1. Perform a Uniqueness Check
A uniqueness check is useful for understanding the structure of data and ensuring that there are no duplicate observations in the data. For example, if customers purchase multiple products from a store every day, it is reasonable to assume that the daily data will be unique at the level of customer-product. However, if there’s a product among all the products sold by the store that’s labeled the same but is available in different colors, the data will be unique at the level of customer-product-color instead of our initial assumption of customer-product level. Checking for uniqueness before merging data is also useful so as to avoid merging duplicate values.
2. Detect and Properly Handle Outliers
This seems obvious, but I noticed while correcting a couple of analyses at work that results change dramatically when outliers are removed. I won’t go into the specifics, but outliers become even more important in trend analytics and predictions. Depending upon the nature of analysis, outliers will have to be treated differently. However, it is always a useful check to keep in mind while reading the results.

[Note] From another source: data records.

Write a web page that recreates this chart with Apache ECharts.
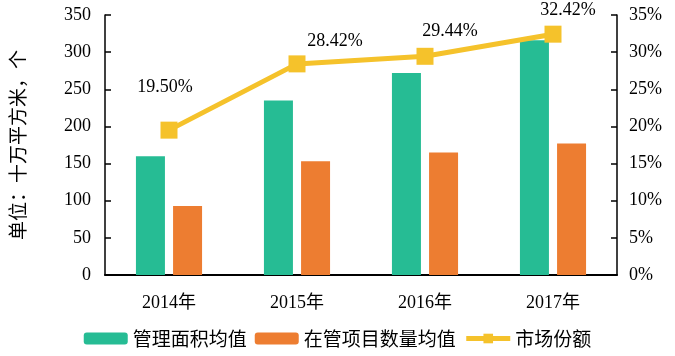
<!DOCTYPE html>
<html><head><meta charset="utf-8">
<script src="https://cdn.jsdelivr.net/npm/echarts@6/dist/echarts.min.js"></script>
<style>html,body{margin:0;padding:0;background:#fff}#c{width:675px;height:356px}</style>
</head><body><div id="c"></div>
<script>
const categories = ['2014年', '2015年', '2016年', '2017年'];
const areaAvg = [160, 235, 272, 316];
const projectAvg = [93, 153, 165, 177];
const marketShare = [19.50, 28.42, 29.44, 32.42];
const leftTicks = [0, 350, 50];
const rightTicks = [0, 35, 5];

const serif = '"Liberation Serif", "Noto Sans CJK SC", serif';
const cjk = '"Noto Sans CJK SC", sans-serif';
const labelShift = [[-4, -20], [38, 0], [25, -3], [15, -1]];

const chart = echarts.init(document.getElementById('c'));
chart.setOption({
  animation: false,
  grid: { left: 100, right: 58, top: 15, bottom: 81 },
  legend: {
    bottom: 3, left: 'center',
    itemWidth: 44, itemHeight: 12, itemGap: 8,
    textStyle: { fontFamily: cjk, fontSize: 19, color: '#000' },
    data: ['管理面积均值', '在管项目数量均值',
      { name: '市场份额', lineStyle: { width: 5 }, itemStyle: { color: '#F5C22B' } }]
  },
  xAxis: {
    type: 'category', data: categories,
    axisLine: { lineStyle: { color: '#000', width: 2 } },
    axisTick: { inside: true, length: 6, lineStyle: { color: '#000', width: 2 } },
    axisLabel: { fontFamily: serif, fontSize: 18, color: '#000', margin: 19 }
  },
  yAxis: [{
    type: 'value', min: leftTicks[0], max: leftTicks[1], interval: leftTicks[2],
    name: '单位：十万平方米，个', nameLocation: 'middle', nameRotate: 90, nameGap: 78,
    nameTextStyle: { fontFamily: cjk, fontSize: 19, color: '#000' },
    axisLine: { show: true, lineStyle: { color: '#000', width: 1.5 } },
    axisTick: { show: true, inside: true, length: 6, lineStyle: { color: '#000', width: 1.5 } },
    axisLabel: { fontFamily: serif, fontSize: 18, color: '#000', margin: 14 },
    splitLine: { show: false }
  }, {
    type: 'value', min: rightTicks[0], max: rightTicks[1], interval: rightTicks[2],
    axisLine: { show: true, lineStyle: { color: '#000', width: 1.5 } },
    axisTick: { show: true, inside: true, length: 6, lineStyle: { color: '#000', width: 1.5 } },
    axisLabel: { fontFamily: serif, fontSize: 18, color: '#000', margin: 12, formatter: '{value}%' },
    splitLine: { show: false }
  }],
  series: [{
    name: '管理面积均值', type: 'bar', data: areaAvg, barWidth: 29, barGap: '28%',
    itemStyle: { color: '#26BC94' }
  }, {
    name: '在管项目数量均值', type: 'bar', data: projectAvg, barWidth: 29, barGap: '28%',
    itemStyle: { color: '#ED7D31' }
  }, {
    name: '市场份额', type: 'line', yAxisIndex: 1,
    data: marketShare.map((v, i) => ({
      value: v,
      label: { offset: labelShift[i] }
    })),
    symbol: 'rect', symbolSize: 17,
    lineStyle: { color: '#F5C22B', width: 5 },
    itemStyle: { color: '#F5C22B' },
    label: {
      show: true, position: 'top', fontFamily: serif, fontSize: 18, color: '#000',
      formatter: p => p.value.toFixed(2) + '%'
    }
  }]
});
</script></body></html>
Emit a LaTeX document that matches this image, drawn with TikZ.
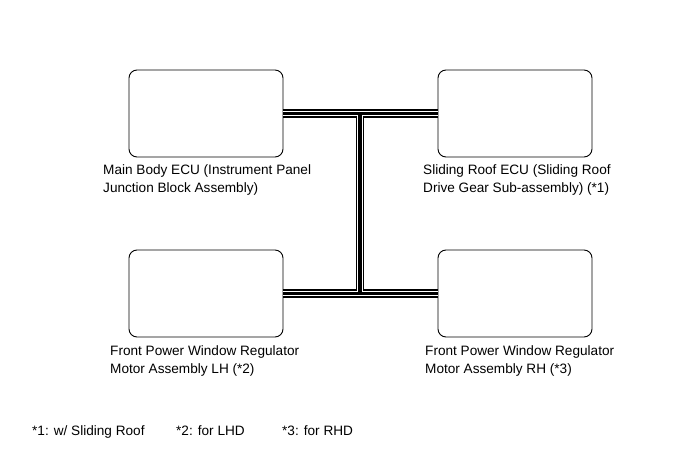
\documentclass[tikz,border=0pt]{standalone}
\usepackage{fontspec}
\setmainfont{Liberation Sans}
\begin{document}
\begin{tikzpicture}[x=1pt,y=-1pt,
  ecu/.style={draw, rounded corners=8pt, line width=0.9pt, minimum width=154pt, minimum height=87pt, inner sep=0pt},
  lbl/.style={anchor=base west, align=left, font=\fontsize{13.6}{18}\selectfont, inner sep=0pt},
]
\useasboundingbox[fill=white] (0,0) rectangle (691,465);
\node[ecu] (tl) at (206,113.5) {};
\node[ecu] (tr) at (515,113.5) {};
\node[ecu] (bl) at (206,293.5) {};
\node[ecu] (br) at (515,293.5) {};
\coordinate (jt) at (360,113.5);
\coordinate (jb) at (360,293.5);
\foreach \w/\c in {8.6/black,5.6/white,3.2/black}{
  \draw[line width=\w pt, \c] (tl.east) -- (tr.west) (jt) -- (jb) (bl.east) -- (br.west);
}
\node[lbl] (tlt) at (103,193) {Main Body ECU (Instrument Panel\\Junction Block Assembly)};
\node[lbl] (trt) at (423,193) {Sliding Roof ECU (Sliding Roof\\Drive Gear Sub-assembly) (*1)};
\node[lbl] (blt) at (110,373) {Front Power Window Regulator\\Motor Assembly LH (*2)};
\node[lbl] (brt) at (425,373) {Front Power Window Regulator\\Motor Assembly RH (*3)};
\node[lbl] (n1) at (32,435) {*1: w/ Sliding Roof};
\node[lbl] (n2) at (176,435) {*2: for LHD};
\node[lbl] (n3) at (282,435) {*3: for RHD};
\end{tikzpicture}
\end{document}
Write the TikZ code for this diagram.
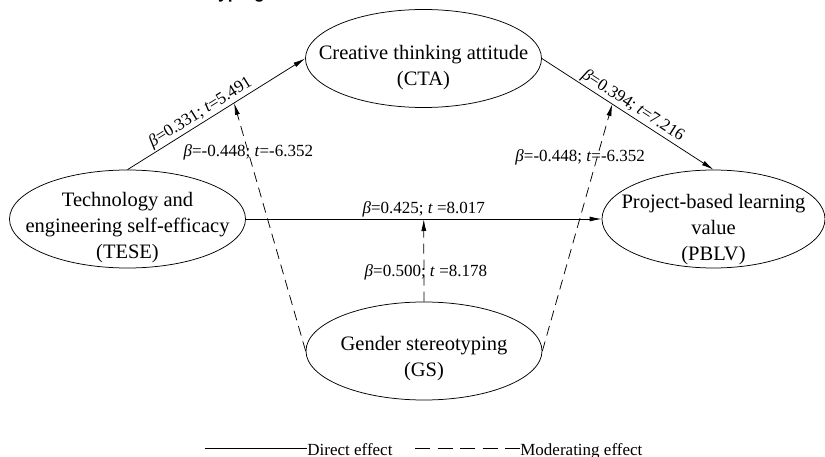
\documentclass[tikz,border=0pt]{standalone}
\usepackage{fontspec}
\setmainfont{Liberation Serif}
\setsansfont{Liberation Sans}
\usetikzlibrary{arrows.meta,shapes.geometric}

\begin{document}
\begin{tikzpicture}[x=1pt,y=-1pt,line cap=butt,line join=miter,>={Latex[length=12pt,width=5pt]},line width=0.75pt]
	\tikzset{var/.style={draw,ellipse,inner sep=0pt,minimum width=236pt,minimum height=98pt},
		vartxt/.style={align=center,inner sep=0pt,font=\fontsize{20.5}{26}\selectfont},
		lab/.style={font=\fontsize{17}{20}\selectfont,inner sep=1.5pt},
		mod/.style={dash pattern=on 10pt off 6pt}
	}
	\useasboundingbox (0,0) rectangle (825,457);
	\node[anchor=base west,inner sep=0pt,font=\sffamily\bfseries\fontsize{17.5}{20}\selectfont] (cap) at (212,-1) {typing};
	\node[var] (CTA) at (423.5,58.5) {};
	\node[var] (TESE) at (127.5,219) {};
	\node[var,minimum width=223pt] (PBLV) at (713.5,219) {};
	\node[var] (GS) at (424,351) {};
	\node[vartxt] (CTAt) at ([yshift=-9pt]CTA.center) {Creative thinking attitude\\(CTA)};
	\node[vartxt] (TESEt) at ([yshift=-9pt]TESE.center) {Technology and\\engineering self-efficacy\\(TESE)};
	\node[vartxt] (PBLVt) at ([yshift=-11pt]PBLV.center) {Project-based learning\\value\\(PBLV)};
	\node[vartxt] (GSt) at ([yshift=-8pt]GS.center) {Gender stereotyping\\(GS)};
	\draw[->] (TESE.north) -- (CTA.west) node[lab,sloped,above,pos=0.44] (l1) {\textit{β}=0.331; \textit{t}=5.491} coordinate[pos=0.6] (m1);
	\draw[->] (CTA.east) -- (PBLV.north) node[lab,sloped,above,pos=0.5] (l2) {\textit{β}=0.394; \textit{t}=7.216} coordinate[pos=0.41] (m2);
	\draw[->] (TESE.east) -- (PBLV.west) node[lab,above,pos=0.5] (l3) {\textit{β}=0.425;\ \textit{t} =8.017} coordinate[pos=0.5] (m3);
	\draw[->,mod] (GS.west) -- (m1) node[lab,pos=0.8] (l4) {\textit{β}=-0.448; \textit{t}=-6.352};
	\draw[->,mod] (GS.east) -- (m2) node[lab,pos=0.785,xshift=-17pt] (l5) {\textit{β}=-0.448; \textit{t}=-6.352};
	\draw[->,mod] (GS.north) -- (m3) node[lab,pos=0.36,xshift=2pt] (l6) {\textit{β}=0.500;\ \textit{t} =8.178};
	\coordinate (d0) at (205,448);
	\node[lab,anchor=base west,inner sep=0pt] (ldir) at (307,455) {Direct effect};
	\draw (d0) -- (d0 -| ldir.west);
	\coordinate (e0) at (415,448);
	\node[lab,anchor=base west,inner sep=0pt] (lmod) at (520,455) {Moderating effect};
	\draw[dash pattern=on 15pt off 7.5pt] (e0) -- (e0 -| lmod.west);
\end{tikzpicture}
\end{document}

Simple summary statistics of key variables can reveal outliers.
3. Identify Time Series Variation
Whether or not I am predicting time series data, one of the first things I look for when dealing with any kind of temporal data is the variation in outcome variable by each time period. For any time series prediction, this is essentially the seasonality that must be incorporated in predictions and having a sense of seasonality from the beginning is always advantageous. However, even for descriptive and insight-driven analytics, the seasonality can define how you set up the data to get accurate results.
4. Use Descriptive Checks on Categorical Variables
Descriptive checks are particularly useful in defining the number of categories I want to keep in the analysis or whether it makes sense to combine some categories as one. These decisions are mainly guided by the sample counts for each category, which are also a good indicator for choosing a reference category in regression analyses. Most machine learning algorithms do well to deal with inconsistent sample sizes within a categorical variable. However, depending upon the data, pre-processing categorical variables can sometimes help improve results.
5. Check Correlation
Correlation checks, in my opinion, are one of the most underrated statistical tools in data science. One reason for that is the non-parametric models are not affected by correlation between variables used in predictions. This is because non-parametric statistics are either free from the distribution of parameters or have distributions without specified parameters. Despite that, I like to keep the correlation results handy before implementing any model so that I have a more intuitive sense of data and the prediction results. Furthermore, I find it a good practice to implement the same during non-predictive analysis where high correlations greatly impact modeling features.
Whether you use R or Python or any other language, chances are there are multiple ways to perform these checks. However, when working with big data, it is always recommended to time the processing speed on a smaller subset of data for different methods of conducting these tests. This will help you save on the overall time taken to process your code.
These checks have helped me discover numerous errors in the past. Now with the New Year kicking off, it’s as good a time as any to do some housekeeping!